We look forward to re-scheduling this fantastic day when we’re sure they will be so many good causes helped by enthusiastic groups nationwide – we hope the efforts we read about each day will keep on running even after lockdown.
In the meantime, we have been reflecting back on our reporting of last year’s great efforts.
Sport out in force for successful Community day
Over 200 staff from across 58 various racing-related business have made the 2019 Racing Together Community day a record success, much in the face of wretched weather across the country.
This nationwide effort has supported many local communities and charities via litter clear-ups; DIY projects; a community walk; contributions to foodbanks; gardening activities and careers and employability events. Over £54,000 was raised through this initiative, the bulk of which coming through Hereford racecourse’s charity raceday in aid of St Michael’s Hospice.
Also benefitting from racing’s day of employee volunteering on May 9th was a range of worthwhile causes, including Mencap West Berkshire; Daisy’s Dream; Riding for the Disabled; Headway; Thames Hospice; Racehorse Rescue Centre, the British Racing School and Young Epilepsy, to name a few.
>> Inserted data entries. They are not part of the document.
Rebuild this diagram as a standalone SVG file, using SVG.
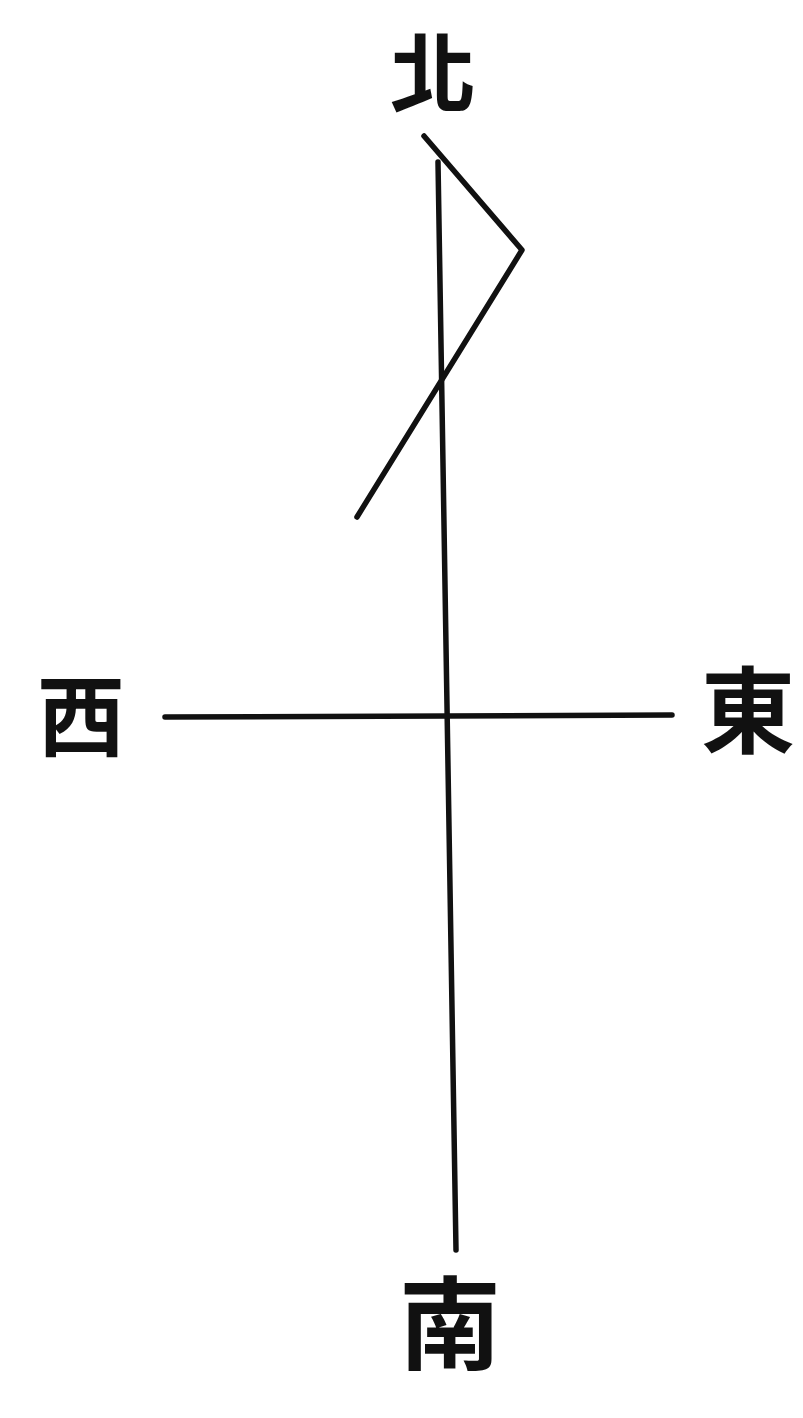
<svg xmlns="http://www.w3.org/2000/svg" width="803" height="1418" viewBox="0 0 803 1418">
<style>
.lbl{font-family:"Noto Sans CJK TC","Noto Sans CJK JP",sans-serif;font-weight:bold;fill:#111;text-anchor:middle}
.ln{stroke:#111;stroke-width:5.5;fill:none;stroke-linecap:round;stroke-linejoin:round}
</style>
<rect width="803" height="1418" fill="#fff"/>
<g id="connectors">
<line class="ln" x1="438" y1="162" x2="456" y2="1250"/>
<line class="ln" x1="165" y1="717" x2="672" y2="715"/>
<polyline class="ln" points="424,136 522,250 357,517"/>
</g>
<g id="north"><text class="lbl" x="433" y="106" font-size="86">北</text></g>
<g id="west"><text class="lbl" x="81" y="749" font-size="88">西</text></g>
<g id="east"><text class="lbl" x="748" y="746" font-size="94">東</text></g>
<g id="south"><text class="lbl" x="450" y="1362" font-size="102">南</text></g>
</svg>
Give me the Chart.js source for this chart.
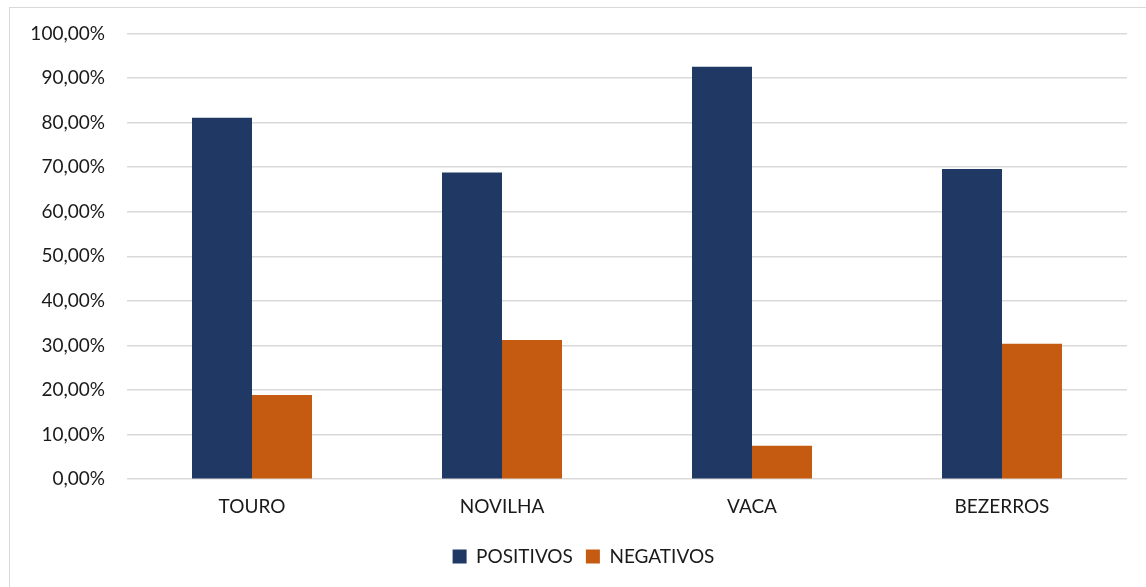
<!DOCTYPE html>
<html>
<head>
<meta charset="utf-8">
<script src="https://cdn.jsdelivr.net/npm/chart.js@4.4.1/dist/chart.umd.min.js"></script>
<style>
  html, body { margin: 0; padding: 0; background: #ffffff; }
  #wrap { position: relative; width: 1146px; height: 587px; overflow: hidden; }
  #frame { position: absolute; left: 9px; top: 7px; width: 1150px; height: 600px;
           border: 1.5px solid #d9d9d9; box-sizing: border-box; pointer-events: none; }
  canvas { position: absolute; left: 0; top: 0; }
</style>
</head>
<body>
<div id="wrap">
  <canvas id="chart" width="1146" height="587"></canvas>
  <div id="frame"></div>
</div>
<script>
// Categories and series values (percent)
const categories = ['TOURO', 'NOVILHA', 'VACA', 'BEZERROS'];
const positivos = [81.1, 68.8, 92.5, 69.6];
const negativos = [18.9, 31.2, 7.5, 30.4];
const yTicks = [0, 10, 20, 30, 40, 50, 60, 70, 80, 90, 100];

const fmt = v => v.toFixed(2).replace('.', ',') + '%';
const FONT = 'Lato, "Open Sans", sans-serif';
const TEXT = '#1a1a1a';

// Legend sits centred on the outer frame rather than on the plot area
const legendShift = {
  id: 'legendShift',
  beforeDraw(chart) {
    const lg = chart.legend;
    if (lg && !lg._shifted) { lg.left += 20; lg.right += 20; lg._shifted = true; }
  }
};

new Chart(document.getElementById('chart'), {
  type: 'bar',
  data: {
    labels: categories,
    datasets: [
      { label: 'POSITIVOS', data: positivos, backgroundColor: '#203864',
        categoryPercentage: 0.48, barPercentage: 1.0 },
      { label: 'NEGATIVOS', data: negativos, backgroundColor: '#C55A11',
        categoryPercentage: 0.48, barPercentage: 1.0 }
    ]
  },
  plugins: [legendShift],
  options: {
    responsive: false,
    animation: false,
    layout: { padding: { top: 31, right: 19, bottom: 11, left: 0 } },
    plugins: {
      tooltip: { enabled: false },
      legend: {
        position: 'bottom',
        labels: {
          boxWidth: 14, boxHeight: 14, padding: 13,
          color: TEXT, font: { family: FONT, size: 19 }
        }
      }
    },
    scales: {
      x: {
        grid: { display: false, drawTicks: false },
        border: { display: false },
        ticks: { color: TEXT, font: { family: FONT, size: 19 }, padding: 16 }
      },
      y: {
        min: 0, max: 100,
        afterFit: s => { s.width = 127; },
        afterBuildTicks: s => { s.ticks = yTicks.map(v => ({ value: v })); },
        grid: { color: '#d9d9d9', lineWidth: 1.5, drawTicks: false },
        border: { display: false },
        ticks: { color: TEXT, font: { family: FONT, size: 19 }, padding: 22,
                 callback: v => fmt(v) }
      }
    }
  }
});
</script>
</body>
</html>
Go Racing in Yorkshire organised a clean-up around Langton Wold Gallops in Malton. The team was made up of staff from Wetherby and Catterick racecourses; William Hill staff and Raceday presenter Adele Mulrennan. Trainer Julie Camacho and jockey Kieran Schofield also joined in after finishing morning stables.
Over at Chester, the racecourse celebrated Community day by hosting 31 pupils from nearby Hellsby Hillside School for a day of learning with Racing to School, and up in Scotland, Musselburgh also welcomed a school group.
“I had a very enjoyable time at Musselburgh. We had a small number of 15 year olds not doing exams – most of whom had special needs,” said volunteer and charity Trustee Morag Gray.
“We did team building, barista training and a tour of the racecourse. It was a joy to see them engage and grow in confidence as the morning went on.”
Improving the local environment was the challenge for two Newmarket groups that brought together employees from the British Racing School; charity Racing Welfare, heath staff from Jockey Club Estates and representatives from Discover Newmarket. They were joined by trainer James Fanshawe as they took on a litter pick around the racecourse and along Devil’s Dyke.
“We have 59 racecourses and they are all an important part of their communities. I have Cheltenham racecourse and it’s marvellous that they are part of Community day,” added Laurence Robertson, MP for Tewkesbury.